Reacting to SEALs who have publicly detailed the bin Laden raid, Pentagon Press Secretary Navy Rear Adm. John Kirby, echoed that letter during a briefing on Nov. 7, saying, “There’s an expectation inside that community, a code that they ascribe to, that they will not seek recognition for what that they do, and they will not seek financial gain from what they do.”

“I can’t speak to the motivation of the individuals that have either conducted interviews or chronicled their accomplishments in books,” he added. “But it’s fair to say that it doesn’t comport with that code.”

Kirby pointed out that the Pentagon is concerned that the SEAL’s may leak classified information in detailing the killing of bin Laden.
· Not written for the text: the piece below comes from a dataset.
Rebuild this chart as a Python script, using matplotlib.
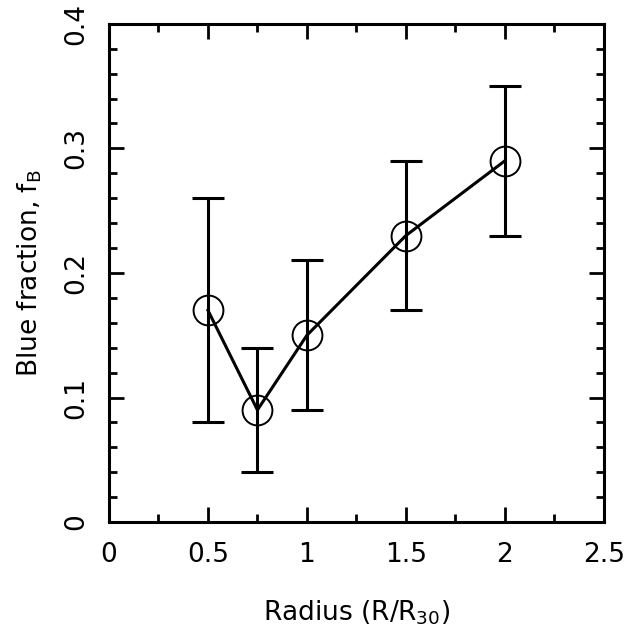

“So we are very concerned when anybody, regardless of whether it’s a special operator or note anybody who, in uniform, has access to sensitive or classified information, tactics, techniques procedures, and then when they’re no longer in uniform, decides to share that information publicly,” the Pentagon press secretary told reporters.

“That’s a deep concern to us. And it should be. It should [also] be a concern to the American people.”

“Nothing takes away our pride and esteem for the job that those individuals continue to do,” noted Kirby. “But there’s an obligation that comes with it, an obligation not to be candid about what they do.”

Former Navy SEAL Team Six member Matt Bissonnette detailed the bin Laden raid in his memoir, “No Easy Day,” which was written under the pseudonym Mark Owen and became a New York Times bestseller.

On May 2, 2011, in the wee hours of the Pakistani morning, 23 SEALs and their interpreter stormed bin Laden’s compound hideout killing the al Qaeda leader, two of his bodyguards, one of his sons, and the wife of one of the bodyguards. Two other women were also wounded in the assault.